5.2. Simulation Results

With reference to the previous spatial analysis of land use in the same study area [48,49], the simulation results of the Markov–FLUS coupling model integrated multiple impacts, such as natural conditions, social policies, human activities, and ecological protection. In the future plan, Xiong’an New Area is dominated by blue–green space. In the final simulation, the area of blue–green land reached 51.35%, accounting for an increase of 36.81%. The model accurately calculated the demands of land use change for the ecological environment and met the planning vision to some extent. The simulation and prediction results are related to the land development and protection pattern and ecosystem service value of Xiong’an New Area. The expansion of construction land based on the three counties and districts formed a good connection with the development of urban clusters. In previous research on land use change in Xiong’an New Area, the simulation results seldom included production and living spaces. The current study included a detailed systematic analysis of the main development land types for multiple scenarios. For example, to consider the impact of the conflict between the expansion of construction land and the expansion of adjacent wetlands [51], the number of iterations was increased to 300, and the coordinated coupling of the three living spaces was realized through a multi-change simulation process. This addresses the limitation of single-goal development and is more in line with the practical significance and spatial value of Xiong’an New Area [50,52].

5.3. Application of Research Results

First, the research results included most of the land considered in the planning of Xiong’an New Area, covering an area of 1786 km². The blue–green space was in a state of sustained and rapid growth, but it was well below the 70% proportion required by the plan. Therefore, relying solely on ecological restoration and management measures, such as afforestation, returning farmland to lakes, and dredging water systems in the region is unlikely to achieve the planning objectives. Cross-regional and high-intensity multi-source water replenishment measures are needed, such as diverting the Yellow River into Hebei to replenish lakes and supply upstream reservoirs. The detailed simulation results at a resolution of 30 m can assist with a precise delineation of the urban development boundary, the permanent basic farmland protection red line, and the ecological protection red line in Xiong’an New Area [51]. The negative effects of land development can be avoided through an early warning of conflicts between adjacent spaces, planning control, and prevention [46,53]. Second, among the simulation results from the four scenarios, the comprehensive evolution scenario can provide a background blueprint conforming to the planned development direction. The simulations for the protection of basic farmland and the control of construction land can provide support for building a scientific urban and rural spatial structure by visualizing the future development of the anthropogenic environment from the perspective of production and living spaces [54]. The results from the ecological prioritization scenario, coupled with other scenarios, not only provide a global perspective for the ecological restoration and management of Baiyangdian Lake but they also provide options for protecting ecological sources, constructing ecological corridors, and creating new blue–green spaces [12,55]. Finally, Xiong’an New Area needs to undertake the transfer of Beijing’s non-capital functions. The research results of this paper demonstrate how the spatial allocation and optimization of the land use pattern can be used to create an innovative geographical space [47,56].
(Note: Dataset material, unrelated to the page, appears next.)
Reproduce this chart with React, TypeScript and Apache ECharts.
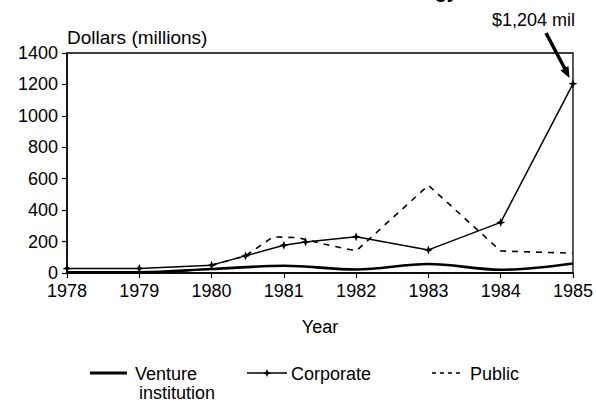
import React, { useEffect, useRef } from "react";
import * as echarts from "echarts";

// Corporate (with star markers)
const corporateYears = [1978, 1979, 1980, 1980.47, 1981, 1981.3, 1982, 1983, 1984, 1985];
const corporateValues = [29, 29, 50, 109, 176, 197, 230, 147, 322, 1204];

// Public (dashed)
const publicYears = [1980, 1980.47, 1980.85, 1981.2, 1981.5, 1982, 1983, 1984, 1985];
const publicValues = [50, 109, 230, 225, 190, 140, 558, 140, 126];

// Venture institution (thick)
const ventureYears = [1978, 1979, 1980, 1981, 1982, 1983, 1984, 1985];
const ventureValues = [5, 5, 25, 46, 22, 57, 21, 61];

const yearTicks = [1978, 1979, 1980, 1981, 1982, 1983, 1984, 1985];
const yTicks = [0, 200, 400, 600, 800, 1000, 1200, 1400];

const FONT = "'Liberation Sans', Arial, Helvetica, sans-serif";
const STAR = "path://M0,-5 L1.4,-1.4 L5,0 L1.4,1.4 L0,5 L-1.4,1.4 L-5,0 L-1.4,-1.4 Z";

const zip = (xs: number[], ys: number[]) => xs.map((x, i) => [x, ys[i]]);

export default function App() {
  const ref = useRef<HTMLDivElement>(null);
  useEffect(() => {
    if (!ref.current) return;
    const chart = echarts.init(ref.current, null, { renderer: "svg" });
    chart.setOption({
      animation: false,
      backgroundColor: "#fff",
      textStyle: { fontFamily: FONT, color: "#000" },
      grid: {
        left: 67,
        right: 23,
        top: 53,
        bottom: 130,
        show: true,
        borderColor: "#000",
        borderWidth: 1.3,
        backgroundColor: "transparent",
      },
      xAxis: {
        type: "value",
        min: yearTicks[0],
        max: yearTicks[yearTicks.length - 1],
        interval: 1,
        name: "Year",
        nameLocation: "middle",
        nameGap: 45,
        nameTextStyle: { fontSize: 18, color: "#000", fontFamily: FONT },
        axisLine: { lineStyle: { color: "#000", width: 1.5 } },
        axisTick: { show: true, length: 5, lineStyle: { color: "#000", width: 1.2 } },
        axisLabel: {
          fontSize: 18,
          color: "#000",
          margin: 9,
          fontFamily: FONT,
          formatter: (v: number) => (yearTicks.includes(v) ? String(v) : ""),
        },
        splitLine: { show: false },
      },
      yAxis: {
        type: "value",
        min: yTicks[0],
        max: yTicks[yTicks.length - 1],
        interval: 200,
        name: "Dollars (millions)",
        nameLocation: "end",
        nameGap: 16,
        nameTextStyle: {
          fontSize: 19,
          color: "#000",
          align: "left",
          verticalAlign: "middle",
          fontFamily: FONT,
        },
        axisLine: { show: true, lineStyle: { color: "#000", width: 1.5 } },
        axisTick: { show: true, length: 5, lineStyle: { color: "#000", width: 1.2 } },
        axisLabel: {
          fontSize: 18,
          color: "#000",
          margin: 9,
          fontFamily: FONT,
          formatter: (v: number) => String(v),
        },
        splitLine: { show: false },
      },
      series: [
        {
          name: "Venture institution",
          type: "line",
          data: zip(ventureYears, ventureValues),
          smooth: 0.35,
          showSymbol: false,
          lineStyle: { color: "#000", width: 2.6 },
          z: 3,
        },
        {
          name: "Public",
          type: "line",
          data: zip(publicYears, publicValues),
          showSymbol: false,
          lineStyle: { color: "#000", width: 1.6, type: [6, 6] },
          z: 2,
        },
        {
          name: "Corporate",
          type: "line",
          data: zip(corporateYears, corporateValues),
          symbol: STAR,
          symbolSize: 9,
          showSymbol: true,
          itemStyle: { color: "#000" },
          lineStyle: { color: "#000", width: 1.5 },
          z: 4,
        },
      ],
      graphic: [
        {
          type: "text",
          x: 458,
          y: 1,
          style: {
            text: "Biotechnology",
            fontSize: 20,
            fontWeight: "bold",
            fontFamily: FONT,
            fill: "#000",
            align: "right",
            verticalAlign: "bottom",
          },
        },
        {
          type: "text",
          x: 492,
          y: 20,
          style: {
            text: "$1,204 mil",
            fontSize: 18,
            fontFamily: FONT,
            fill: "#000",
            align: "left",
            verticalAlign: "middle",
          },
        },
        {
          type: "line",
          shape: { x1: 546, y1: 33, x2: 565, y2: 69 },
          style: { stroke: "#000", lineWidth: 3.5 },
        },
        {
          type: "polygon",
          shape: { points: [[560.5, 70.5], [568.5, 66], [569.5, 78]] },
          style: { fill: "#000" },
        },
        // legend: Venture institution
        {
          type: "line",
          shape: { x1: 90, y1: 373, x2: 127, y2: 373 },
          style: { stroke: "#000", lineWidth: 3 },
        },
        {
          type: "text",
          x: 135,
          y: 374,
          style: { text: "Venture", fontSize: 18, fontFamily: FONT, fill: "#000", verticalAlign: "middle" },
        },
        {
          type: "text",
          x: 139,
          y: 393,
          style: { text: "institution", fontSize: 18, fontFamily: FONT, fill: "#000", verticalAlign: "middle" },
        },
        // legend: Corporate
        {
          type: "line",
          shape: { x1: 247, y1: 373, x2: 287, y2: 373 },
          style: { stroke: "#000", lineWidth: 1.5 },
        },
        {
          type: "polygon",
          shape: {
            points: [[267, 369], [268.2, 371.8], [271, 373], [268.2, 374.2], [267, 377], [265.8, 374.2], [263, 373], [265.8, 371.8]],
          },
          style: { fill: "#000" },
        },
        {
          type: "text",
          x: 291,
          y: 374,
          style: { text: "Corporate", fontSize: 18, fontFamily: FONT, fill: "#000", verticalAlign: "middle" },
        },
        // legend: Public
        {
          type: "line",
          shape: { x1: 432, y1: 373, x2: 461, y2: 373 },
          style: { stroke: "#000", lineWidth: 1.5, lineDash: [4, 4] },
        },
        {
          type: "text",
          x: 470,
          y: 374,
          style: { text: "Public", fontSize: 18, fontFamily: FONT, fill: "#000", verticalAlign: "middle" },
        },
      ],
    });
    return () => chart.dispose();
  }, []);
  return <div ref={ref} style={{ width: 596, height: 403, position: "absolute", left: 0, top: 0 }} />;
}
5.4. Limitations and Prospects

The Markov–FLUS coupling model was used to simulate the land use and spatial pattern in multiple scenarios, considering human and natural factors. However, owing to the complexity of the research objective, the driving factors used in the model were selected through theoretical analysis and references to previous studies, which had a degree of subjectivity. If a linear analysis of driving factors was carried out, the influence of each driving factor on the simulation could be analyzed, and the driving factors that met the characteristics of the study could selected for subsequent research. This would improve the simulation results. The impact of policy on land use change in the FLUS model can only be expressed in the setting of parameters, which has its own limitations. The policy index system can be transformed into geospatial elements and coupled with the simulation model, which will be a breakthrough in future research [57]. In addition, the land use classification in this paper was mainly based on the study of suitability, and no evaluation system was constructed to calculate the division of land types. The land use classification had insufficient detail and there was a lack of further systematic division of the internal green space of urban areas [52,58]. Subsequently, more detailed scale simulation analysis and comparisons could be carried out for different regions to solve the lack of control standards, find a more reasonable evaluation system for land expansion indicators, make the land use pattern results closer to reality, and better simulate the process of land use change and development.

6. Conclusions

In this paper, the analysis of dynamic change in land use and the optimization application of multi-scenario simulation results achieved excellent results. The probabilistic calculation of land suitability constructed by social, economic, demographic, and natural factors can provide scientific advice on the maximum probability of various land use changes for cities with minor past land changes or for newly established cities. The detail contained in the classification system of land use limits whether there is convergence or exclusion of different spatial distribution boundaries. Research proved that the simulation result was able to realize the optimal planning intervention measures of sustainable development of an inland city, because it could predict areas of rapid expansion (especially in large or emerging cities) and tailor those on a regional basis toward the specified scope of sustainable land planning to control urban sprawl and urban growth. The four scenarios could all provide suggestions for corresponding spatial patterns.

(i)

According to the comprehensive evolution scenario, the wetland continued to expand in the southwest of the region, which did not meet the construction needs of the ecological corridor in the middle and north of the region. In Anxin County, the construction land for human settlements and industry should be controlled in a timely fashion, and sufficient development space should be reserved for wetland or other ecological land.

(ii)

Basic farmland will be eroded by dry land and infrastructure construction. Relevant departments should strengthen the construction of high-quality farmland to ensure that the total amount of permanent basic farmland does not decrease, the use of permanent basic farmland does not change, and the quality of permanent basic farmland is improved.

(iii)

The peripheral cluster mode of construction land will be basically completed in 2035, but the distribution pattern of bare land is chaotic. It would be a reasonable governance measure to strictly control the boundaries of urban development and the size of the urban population, and to leave strategic space blank for national major development strategies and sustainable urban development.

(iv)

The scale of blue–green space improved greatly, but there was still a gap with the planning target threshold. As a community that sustains life, the wetland and woodland should be protected and restored in a unified manner to ensure the integrity of the new ecological system.